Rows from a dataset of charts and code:

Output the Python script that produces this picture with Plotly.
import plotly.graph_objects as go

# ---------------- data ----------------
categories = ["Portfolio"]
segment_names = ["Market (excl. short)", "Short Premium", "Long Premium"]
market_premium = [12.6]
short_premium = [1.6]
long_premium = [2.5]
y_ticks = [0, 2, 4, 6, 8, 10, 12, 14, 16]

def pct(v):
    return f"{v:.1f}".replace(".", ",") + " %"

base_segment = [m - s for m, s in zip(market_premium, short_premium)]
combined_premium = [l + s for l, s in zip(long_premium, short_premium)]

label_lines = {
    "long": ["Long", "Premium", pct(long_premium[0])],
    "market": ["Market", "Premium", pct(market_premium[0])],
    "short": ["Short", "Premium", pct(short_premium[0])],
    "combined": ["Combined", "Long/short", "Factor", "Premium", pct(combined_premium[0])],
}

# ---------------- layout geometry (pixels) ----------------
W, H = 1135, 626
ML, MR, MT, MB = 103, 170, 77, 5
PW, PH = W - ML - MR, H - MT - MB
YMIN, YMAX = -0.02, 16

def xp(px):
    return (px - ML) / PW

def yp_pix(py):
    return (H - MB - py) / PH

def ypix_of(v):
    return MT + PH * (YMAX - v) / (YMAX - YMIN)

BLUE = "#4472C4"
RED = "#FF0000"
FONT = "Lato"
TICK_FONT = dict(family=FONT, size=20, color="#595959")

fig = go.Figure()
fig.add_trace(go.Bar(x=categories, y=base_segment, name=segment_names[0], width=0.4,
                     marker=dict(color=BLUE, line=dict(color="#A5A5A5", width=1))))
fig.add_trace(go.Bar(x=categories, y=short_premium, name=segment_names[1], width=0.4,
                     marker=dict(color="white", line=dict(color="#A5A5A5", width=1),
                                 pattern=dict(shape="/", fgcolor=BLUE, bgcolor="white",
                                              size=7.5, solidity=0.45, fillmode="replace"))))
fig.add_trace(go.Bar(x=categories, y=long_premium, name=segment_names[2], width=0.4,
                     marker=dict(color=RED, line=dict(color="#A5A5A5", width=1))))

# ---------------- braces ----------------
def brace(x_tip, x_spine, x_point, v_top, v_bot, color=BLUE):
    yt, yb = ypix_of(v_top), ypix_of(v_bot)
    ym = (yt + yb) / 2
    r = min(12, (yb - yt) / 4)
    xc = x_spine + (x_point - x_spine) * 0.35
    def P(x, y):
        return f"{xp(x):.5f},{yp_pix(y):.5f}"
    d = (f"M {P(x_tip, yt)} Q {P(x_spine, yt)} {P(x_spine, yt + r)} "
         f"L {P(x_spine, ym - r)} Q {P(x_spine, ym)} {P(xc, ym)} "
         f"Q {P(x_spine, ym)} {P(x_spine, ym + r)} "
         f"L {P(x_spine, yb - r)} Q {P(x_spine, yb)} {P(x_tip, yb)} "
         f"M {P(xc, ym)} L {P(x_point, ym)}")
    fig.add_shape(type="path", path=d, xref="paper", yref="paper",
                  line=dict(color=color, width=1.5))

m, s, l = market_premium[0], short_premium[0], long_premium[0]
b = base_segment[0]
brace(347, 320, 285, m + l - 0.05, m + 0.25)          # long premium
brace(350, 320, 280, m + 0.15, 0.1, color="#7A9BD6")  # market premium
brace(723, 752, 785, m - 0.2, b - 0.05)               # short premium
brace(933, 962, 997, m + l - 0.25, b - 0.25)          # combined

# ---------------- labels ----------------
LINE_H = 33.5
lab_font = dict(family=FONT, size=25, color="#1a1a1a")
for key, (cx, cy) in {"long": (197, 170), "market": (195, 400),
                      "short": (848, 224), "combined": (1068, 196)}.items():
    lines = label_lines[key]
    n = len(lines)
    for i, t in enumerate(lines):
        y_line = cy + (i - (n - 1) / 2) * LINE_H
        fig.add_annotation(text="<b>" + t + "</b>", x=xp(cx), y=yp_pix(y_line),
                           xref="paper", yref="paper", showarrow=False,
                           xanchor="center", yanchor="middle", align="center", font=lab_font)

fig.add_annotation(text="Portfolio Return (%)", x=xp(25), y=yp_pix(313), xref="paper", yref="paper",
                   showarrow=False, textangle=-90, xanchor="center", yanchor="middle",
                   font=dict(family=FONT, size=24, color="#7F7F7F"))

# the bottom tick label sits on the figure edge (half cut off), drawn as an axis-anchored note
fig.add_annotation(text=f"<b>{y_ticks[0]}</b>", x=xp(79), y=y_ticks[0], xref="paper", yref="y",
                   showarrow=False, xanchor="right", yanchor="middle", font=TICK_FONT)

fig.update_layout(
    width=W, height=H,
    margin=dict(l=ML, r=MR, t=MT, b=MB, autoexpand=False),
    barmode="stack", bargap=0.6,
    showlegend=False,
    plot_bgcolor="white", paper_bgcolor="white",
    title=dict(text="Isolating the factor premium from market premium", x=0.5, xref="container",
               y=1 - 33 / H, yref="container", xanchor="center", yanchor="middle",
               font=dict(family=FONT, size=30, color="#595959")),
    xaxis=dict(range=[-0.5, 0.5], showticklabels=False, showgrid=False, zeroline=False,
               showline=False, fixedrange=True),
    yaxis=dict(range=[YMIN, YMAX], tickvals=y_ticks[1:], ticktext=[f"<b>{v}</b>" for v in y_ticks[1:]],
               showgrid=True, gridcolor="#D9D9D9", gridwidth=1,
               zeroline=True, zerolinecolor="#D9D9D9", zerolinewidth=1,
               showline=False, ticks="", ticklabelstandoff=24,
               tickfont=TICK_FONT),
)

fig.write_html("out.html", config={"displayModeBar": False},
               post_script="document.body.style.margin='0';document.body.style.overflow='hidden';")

---

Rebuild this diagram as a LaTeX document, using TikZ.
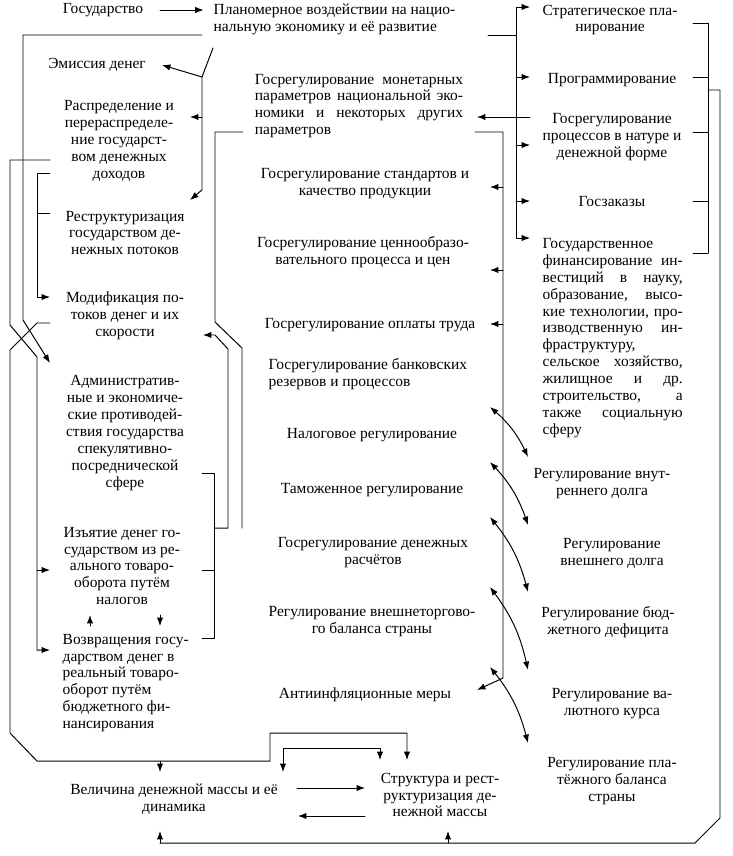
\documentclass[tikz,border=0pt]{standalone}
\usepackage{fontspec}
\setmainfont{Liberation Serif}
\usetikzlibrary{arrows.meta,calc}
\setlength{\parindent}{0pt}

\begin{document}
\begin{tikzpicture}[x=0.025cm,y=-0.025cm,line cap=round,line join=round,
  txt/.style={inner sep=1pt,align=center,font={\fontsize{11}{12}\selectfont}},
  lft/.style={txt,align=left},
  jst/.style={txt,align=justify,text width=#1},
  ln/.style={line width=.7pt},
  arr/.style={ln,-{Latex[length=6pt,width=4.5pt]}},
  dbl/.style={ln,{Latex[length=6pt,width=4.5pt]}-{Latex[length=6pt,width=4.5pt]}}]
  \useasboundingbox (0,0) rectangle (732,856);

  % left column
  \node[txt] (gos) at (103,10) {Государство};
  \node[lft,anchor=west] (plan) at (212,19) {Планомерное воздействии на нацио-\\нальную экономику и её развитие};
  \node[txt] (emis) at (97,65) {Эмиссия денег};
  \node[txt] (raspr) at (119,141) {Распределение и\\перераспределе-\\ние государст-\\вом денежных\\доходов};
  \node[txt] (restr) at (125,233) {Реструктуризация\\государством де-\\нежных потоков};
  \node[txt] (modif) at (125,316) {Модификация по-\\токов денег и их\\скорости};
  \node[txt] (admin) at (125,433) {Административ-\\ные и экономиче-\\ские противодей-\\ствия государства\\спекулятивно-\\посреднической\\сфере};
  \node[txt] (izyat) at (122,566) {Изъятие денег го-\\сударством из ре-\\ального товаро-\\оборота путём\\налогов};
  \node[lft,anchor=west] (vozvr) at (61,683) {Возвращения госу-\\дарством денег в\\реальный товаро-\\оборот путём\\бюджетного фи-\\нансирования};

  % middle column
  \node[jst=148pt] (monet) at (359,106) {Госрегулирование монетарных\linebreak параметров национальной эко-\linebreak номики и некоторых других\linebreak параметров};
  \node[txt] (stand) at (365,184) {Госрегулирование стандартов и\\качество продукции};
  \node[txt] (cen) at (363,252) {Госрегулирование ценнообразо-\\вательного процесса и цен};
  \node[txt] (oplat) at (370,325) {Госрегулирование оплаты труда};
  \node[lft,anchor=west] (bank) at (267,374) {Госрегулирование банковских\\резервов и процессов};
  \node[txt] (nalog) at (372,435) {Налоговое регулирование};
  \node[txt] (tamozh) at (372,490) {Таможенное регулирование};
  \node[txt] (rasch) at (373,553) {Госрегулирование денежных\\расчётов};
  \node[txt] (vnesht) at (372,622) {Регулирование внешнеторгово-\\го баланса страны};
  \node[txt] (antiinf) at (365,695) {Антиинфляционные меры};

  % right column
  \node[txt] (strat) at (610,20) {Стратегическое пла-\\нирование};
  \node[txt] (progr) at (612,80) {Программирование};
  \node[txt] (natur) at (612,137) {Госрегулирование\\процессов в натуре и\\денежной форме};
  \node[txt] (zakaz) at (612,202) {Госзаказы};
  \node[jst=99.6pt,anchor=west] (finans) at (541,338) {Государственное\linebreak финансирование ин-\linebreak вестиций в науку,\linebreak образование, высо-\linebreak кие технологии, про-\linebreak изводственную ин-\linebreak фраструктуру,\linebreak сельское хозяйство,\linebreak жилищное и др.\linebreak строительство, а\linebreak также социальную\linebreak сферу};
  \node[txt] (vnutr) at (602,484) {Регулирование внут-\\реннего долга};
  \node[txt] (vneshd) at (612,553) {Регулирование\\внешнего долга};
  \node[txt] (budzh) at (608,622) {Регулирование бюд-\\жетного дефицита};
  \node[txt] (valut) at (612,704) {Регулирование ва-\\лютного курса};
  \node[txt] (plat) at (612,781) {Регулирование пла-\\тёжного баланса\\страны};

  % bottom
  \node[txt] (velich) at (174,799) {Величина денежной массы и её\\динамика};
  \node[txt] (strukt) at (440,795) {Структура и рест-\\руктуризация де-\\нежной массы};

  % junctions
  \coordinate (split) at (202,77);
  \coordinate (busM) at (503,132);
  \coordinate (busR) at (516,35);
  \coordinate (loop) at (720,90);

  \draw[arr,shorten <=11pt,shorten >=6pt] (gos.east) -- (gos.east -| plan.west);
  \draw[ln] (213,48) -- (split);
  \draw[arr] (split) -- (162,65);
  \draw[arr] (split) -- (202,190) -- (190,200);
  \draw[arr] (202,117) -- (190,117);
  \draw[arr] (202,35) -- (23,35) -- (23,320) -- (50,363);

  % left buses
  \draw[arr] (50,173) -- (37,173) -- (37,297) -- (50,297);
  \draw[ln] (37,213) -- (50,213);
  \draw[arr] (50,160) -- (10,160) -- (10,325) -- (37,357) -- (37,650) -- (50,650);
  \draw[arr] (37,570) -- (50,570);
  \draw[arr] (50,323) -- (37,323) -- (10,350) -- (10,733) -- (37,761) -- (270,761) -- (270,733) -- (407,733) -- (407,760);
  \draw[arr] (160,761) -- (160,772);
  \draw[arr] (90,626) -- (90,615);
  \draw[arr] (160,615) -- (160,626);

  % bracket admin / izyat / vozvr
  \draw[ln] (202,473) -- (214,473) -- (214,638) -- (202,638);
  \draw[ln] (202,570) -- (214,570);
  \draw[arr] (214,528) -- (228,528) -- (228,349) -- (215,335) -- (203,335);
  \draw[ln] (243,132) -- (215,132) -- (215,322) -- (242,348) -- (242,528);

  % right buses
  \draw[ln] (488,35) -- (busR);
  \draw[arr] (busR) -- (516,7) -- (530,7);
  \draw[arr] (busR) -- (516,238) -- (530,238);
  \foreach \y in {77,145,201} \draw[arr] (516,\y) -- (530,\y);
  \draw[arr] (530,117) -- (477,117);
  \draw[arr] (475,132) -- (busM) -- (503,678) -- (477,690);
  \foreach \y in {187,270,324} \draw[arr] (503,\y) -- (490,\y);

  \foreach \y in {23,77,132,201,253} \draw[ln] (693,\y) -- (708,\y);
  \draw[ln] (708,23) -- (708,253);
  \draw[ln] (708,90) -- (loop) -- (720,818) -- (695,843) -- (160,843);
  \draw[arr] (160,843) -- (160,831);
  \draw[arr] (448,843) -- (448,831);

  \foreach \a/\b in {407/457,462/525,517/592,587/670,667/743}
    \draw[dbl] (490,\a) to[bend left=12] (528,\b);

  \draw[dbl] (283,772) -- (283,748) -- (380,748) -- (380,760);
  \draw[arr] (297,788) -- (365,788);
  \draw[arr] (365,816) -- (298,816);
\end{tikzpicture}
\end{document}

Set problem: Write out, exactly and with nothing added, everything from the line with "Rebuild this diagram" down to the line with "(0,0) rectangle (732,856);", both included. Drop any pictures.

Task answer:
Rebuild this diagram as a LaTeX document, using TikZ.
\documentclass[tikz,border=0pt]{standalone}
\usepackage{fontspec}
\setmainfont{Liberation Serif}
\usetikzlibrary{arrows.meta,calc}
\setlength{\parindent}{0pt}

\begin{document}
\begin{tikzpicture}[x=0.025cm,y=-0.025cm,line cap=round,line join=round,
  txt/.style={inner sep=1pt,align=center,font={\fontsize{11}{12}\selectfont}},
  lft/.style={txt,align=left},
  jst/.style={txt,align=justify,text width=#1},
  ln/.style={line width=.7pt},
  arr/.style={ln,-{Latex[length=6pt,width=4.5pt]}},
  dbl/.style={ln,{Latex[length=6pt,width=4.5pt]}-{Latex[length=6pt,width=4.5pt]}}]
  \useasboundingbox (0,0) rectangle (732,856);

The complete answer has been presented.